Second, besides faster MTTR, an automated, machine-learning-driven approach is more comprehensive and gets to the root problem. This means that future incidents may be avoided altogether. This also means a potential end to the alert rule “hamster wheel.” The knee-jerk tendency to continually adjust alert rules and settings to enable better “early warning systems” is far less necessary. Instead of trying to gain an early indication of a similar failure in the future, the cause of such failures can be found and addressed proactively. Eliminating such problems in the first place is far better than trying to evolve alerts to catch unresolved causes. Alerts are still important, but machine learning can shift the basis for them to more root-level issues, and they can be constructed automatically by the system.

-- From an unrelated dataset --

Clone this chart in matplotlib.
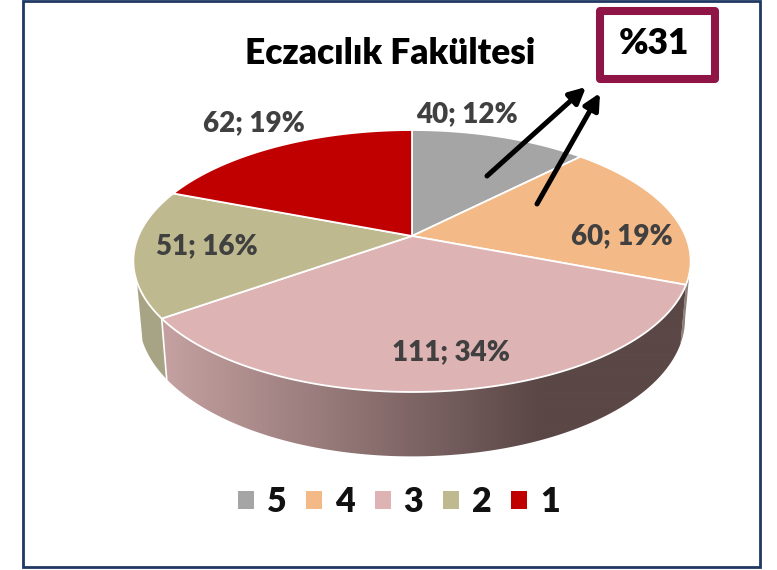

Third, automated, machine-learning-based incident management can help proactively catch silent bugs that may not yet directly be part of an incident. It can also inform developers earlier in the cycle. Not terribly long ago, new releases were tested extensively before deploying to production, allowing for the creation of specific test plans, conducting stress tests and potentially catching bugs that might have potentially terrible consequences in the future. Now with faster, non-stop development cycles, testing mainly occurs during production. Machine learning can surface new or unusual errors, event patterns and patterns in metrics. The approach can proactively surface subtle bugs early, before they impact users or cause widespread failure.
Changing the DevOps Life Cycle
Each of these three results significantly changes not only the incident management life cycle, but also DevOps as a whole. Poring over logs and metrics is a perfect application for machine learning and offers the opportunity to fundamentally change incident management, transforming it from a scourge and necessary burden to a competency. An automated system of machine learning applied to incident management advances DevOps rather than encumbers it.